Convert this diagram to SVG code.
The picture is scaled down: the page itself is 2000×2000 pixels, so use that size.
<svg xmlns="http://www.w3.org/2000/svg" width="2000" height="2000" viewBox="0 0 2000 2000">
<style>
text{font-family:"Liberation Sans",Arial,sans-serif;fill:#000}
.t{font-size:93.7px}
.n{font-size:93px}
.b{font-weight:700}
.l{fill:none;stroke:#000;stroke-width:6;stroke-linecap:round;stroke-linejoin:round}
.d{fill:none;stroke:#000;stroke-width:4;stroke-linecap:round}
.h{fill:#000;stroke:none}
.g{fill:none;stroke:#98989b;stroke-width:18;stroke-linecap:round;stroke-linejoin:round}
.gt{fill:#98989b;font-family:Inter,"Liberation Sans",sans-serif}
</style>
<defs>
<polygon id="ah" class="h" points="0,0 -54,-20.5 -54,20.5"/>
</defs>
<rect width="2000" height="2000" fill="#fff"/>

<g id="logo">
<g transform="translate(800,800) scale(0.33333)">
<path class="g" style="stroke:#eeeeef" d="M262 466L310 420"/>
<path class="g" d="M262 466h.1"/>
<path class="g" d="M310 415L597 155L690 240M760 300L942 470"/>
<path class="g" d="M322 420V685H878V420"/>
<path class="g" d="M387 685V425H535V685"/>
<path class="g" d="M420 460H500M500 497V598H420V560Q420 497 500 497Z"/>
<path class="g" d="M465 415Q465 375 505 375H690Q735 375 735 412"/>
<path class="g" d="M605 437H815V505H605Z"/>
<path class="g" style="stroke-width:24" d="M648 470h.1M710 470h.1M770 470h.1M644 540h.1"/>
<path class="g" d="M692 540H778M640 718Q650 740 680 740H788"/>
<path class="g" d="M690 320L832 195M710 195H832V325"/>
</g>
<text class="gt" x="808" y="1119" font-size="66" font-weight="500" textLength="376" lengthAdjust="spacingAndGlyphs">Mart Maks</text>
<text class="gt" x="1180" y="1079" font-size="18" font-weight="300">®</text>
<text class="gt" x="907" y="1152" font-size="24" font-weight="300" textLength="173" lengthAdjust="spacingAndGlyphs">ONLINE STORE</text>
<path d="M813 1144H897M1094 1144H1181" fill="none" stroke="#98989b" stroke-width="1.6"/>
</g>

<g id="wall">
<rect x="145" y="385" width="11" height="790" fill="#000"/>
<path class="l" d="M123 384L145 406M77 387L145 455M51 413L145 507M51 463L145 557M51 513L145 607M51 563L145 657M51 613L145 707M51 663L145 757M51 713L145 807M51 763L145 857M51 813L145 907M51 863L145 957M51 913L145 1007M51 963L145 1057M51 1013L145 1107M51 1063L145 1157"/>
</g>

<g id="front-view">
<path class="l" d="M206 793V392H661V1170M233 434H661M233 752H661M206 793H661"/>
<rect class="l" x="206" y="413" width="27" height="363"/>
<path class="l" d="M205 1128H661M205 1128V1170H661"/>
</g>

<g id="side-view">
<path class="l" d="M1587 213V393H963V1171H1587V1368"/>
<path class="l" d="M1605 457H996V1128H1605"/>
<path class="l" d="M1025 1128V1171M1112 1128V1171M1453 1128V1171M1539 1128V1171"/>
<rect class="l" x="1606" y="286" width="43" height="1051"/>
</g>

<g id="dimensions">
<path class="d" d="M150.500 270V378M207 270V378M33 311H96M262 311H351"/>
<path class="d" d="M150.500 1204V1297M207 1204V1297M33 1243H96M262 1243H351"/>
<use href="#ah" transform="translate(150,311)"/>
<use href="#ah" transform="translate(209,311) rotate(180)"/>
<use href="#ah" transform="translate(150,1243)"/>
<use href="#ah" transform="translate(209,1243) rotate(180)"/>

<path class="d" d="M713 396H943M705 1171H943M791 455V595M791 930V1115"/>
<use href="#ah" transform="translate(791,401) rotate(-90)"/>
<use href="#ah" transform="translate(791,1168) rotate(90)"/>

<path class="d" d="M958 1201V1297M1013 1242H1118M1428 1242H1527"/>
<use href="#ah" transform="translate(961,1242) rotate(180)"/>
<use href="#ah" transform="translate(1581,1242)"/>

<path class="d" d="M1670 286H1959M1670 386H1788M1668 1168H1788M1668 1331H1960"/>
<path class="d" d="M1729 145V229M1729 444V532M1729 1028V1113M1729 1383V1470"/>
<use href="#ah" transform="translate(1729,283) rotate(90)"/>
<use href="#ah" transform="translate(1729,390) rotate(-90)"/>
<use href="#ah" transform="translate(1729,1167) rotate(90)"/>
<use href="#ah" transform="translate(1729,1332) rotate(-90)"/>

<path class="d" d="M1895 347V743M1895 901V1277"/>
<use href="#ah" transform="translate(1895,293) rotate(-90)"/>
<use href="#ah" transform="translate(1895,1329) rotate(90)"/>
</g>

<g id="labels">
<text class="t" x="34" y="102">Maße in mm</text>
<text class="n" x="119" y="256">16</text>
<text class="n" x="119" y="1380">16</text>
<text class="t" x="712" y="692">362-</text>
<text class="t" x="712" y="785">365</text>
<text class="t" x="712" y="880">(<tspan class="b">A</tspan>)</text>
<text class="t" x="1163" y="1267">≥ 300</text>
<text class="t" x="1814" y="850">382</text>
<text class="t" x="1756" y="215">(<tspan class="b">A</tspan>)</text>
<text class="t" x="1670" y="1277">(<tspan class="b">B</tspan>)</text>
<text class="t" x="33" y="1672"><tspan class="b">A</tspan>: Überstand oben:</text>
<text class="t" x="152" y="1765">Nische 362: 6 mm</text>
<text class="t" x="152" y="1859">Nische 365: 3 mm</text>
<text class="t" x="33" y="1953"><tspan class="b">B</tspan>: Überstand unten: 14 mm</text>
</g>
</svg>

==

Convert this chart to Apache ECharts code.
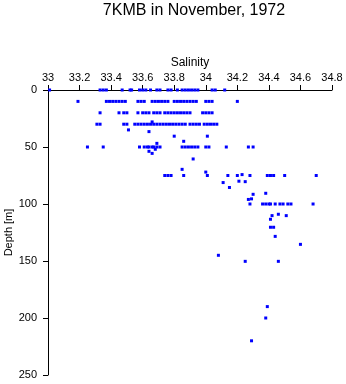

---

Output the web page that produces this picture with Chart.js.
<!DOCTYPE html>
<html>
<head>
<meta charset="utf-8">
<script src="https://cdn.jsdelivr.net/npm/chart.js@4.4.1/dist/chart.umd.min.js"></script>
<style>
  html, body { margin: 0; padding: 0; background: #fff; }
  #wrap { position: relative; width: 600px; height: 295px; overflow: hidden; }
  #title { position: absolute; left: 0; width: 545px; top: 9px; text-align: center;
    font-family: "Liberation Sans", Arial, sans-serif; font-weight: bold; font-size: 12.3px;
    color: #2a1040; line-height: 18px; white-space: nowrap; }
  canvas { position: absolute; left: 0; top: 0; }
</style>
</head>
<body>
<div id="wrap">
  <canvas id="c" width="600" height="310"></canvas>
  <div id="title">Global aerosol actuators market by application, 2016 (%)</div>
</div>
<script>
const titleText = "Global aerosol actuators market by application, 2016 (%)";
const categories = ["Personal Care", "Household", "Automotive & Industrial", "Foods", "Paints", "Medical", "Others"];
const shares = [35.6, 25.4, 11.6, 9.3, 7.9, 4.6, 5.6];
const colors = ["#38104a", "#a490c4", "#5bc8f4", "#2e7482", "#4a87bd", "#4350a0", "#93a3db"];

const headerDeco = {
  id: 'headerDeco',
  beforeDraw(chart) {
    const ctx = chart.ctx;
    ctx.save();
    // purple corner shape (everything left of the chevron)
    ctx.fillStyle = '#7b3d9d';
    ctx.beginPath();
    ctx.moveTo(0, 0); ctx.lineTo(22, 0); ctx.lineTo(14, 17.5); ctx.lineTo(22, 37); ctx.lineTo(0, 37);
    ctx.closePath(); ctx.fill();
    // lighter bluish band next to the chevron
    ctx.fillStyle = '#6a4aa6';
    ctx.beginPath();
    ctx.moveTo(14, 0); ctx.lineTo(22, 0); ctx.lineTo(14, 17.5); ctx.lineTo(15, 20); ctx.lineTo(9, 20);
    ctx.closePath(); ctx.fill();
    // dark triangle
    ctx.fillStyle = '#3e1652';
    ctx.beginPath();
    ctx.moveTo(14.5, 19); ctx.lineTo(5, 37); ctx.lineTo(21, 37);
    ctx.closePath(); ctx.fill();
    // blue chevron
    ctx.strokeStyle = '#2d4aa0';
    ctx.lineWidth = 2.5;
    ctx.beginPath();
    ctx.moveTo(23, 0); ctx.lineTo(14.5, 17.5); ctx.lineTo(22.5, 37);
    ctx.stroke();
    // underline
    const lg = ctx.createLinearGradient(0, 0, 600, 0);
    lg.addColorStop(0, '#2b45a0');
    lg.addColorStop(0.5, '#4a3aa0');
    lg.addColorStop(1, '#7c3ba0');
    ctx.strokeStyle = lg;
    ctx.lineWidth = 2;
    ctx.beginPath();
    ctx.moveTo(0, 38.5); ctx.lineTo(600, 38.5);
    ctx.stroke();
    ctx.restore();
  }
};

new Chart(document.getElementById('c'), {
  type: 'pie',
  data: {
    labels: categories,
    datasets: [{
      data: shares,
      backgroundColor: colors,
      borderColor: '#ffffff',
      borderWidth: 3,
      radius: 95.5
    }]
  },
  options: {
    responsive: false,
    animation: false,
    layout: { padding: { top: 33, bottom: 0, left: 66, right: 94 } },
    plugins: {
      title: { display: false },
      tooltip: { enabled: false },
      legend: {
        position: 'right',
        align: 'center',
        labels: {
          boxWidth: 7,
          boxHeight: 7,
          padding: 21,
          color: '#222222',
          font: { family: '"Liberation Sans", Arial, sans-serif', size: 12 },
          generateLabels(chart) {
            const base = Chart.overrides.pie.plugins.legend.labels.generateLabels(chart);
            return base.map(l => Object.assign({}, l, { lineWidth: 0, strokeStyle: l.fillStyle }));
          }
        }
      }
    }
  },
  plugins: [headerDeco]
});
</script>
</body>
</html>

Exercise brief
Gather every line containing the word "that" and copy it.

Response to the task
The picture is scaled down: the page itself is 2000×2000 pixels, so use that size.
Output the web page that produces this picture with Chart.js.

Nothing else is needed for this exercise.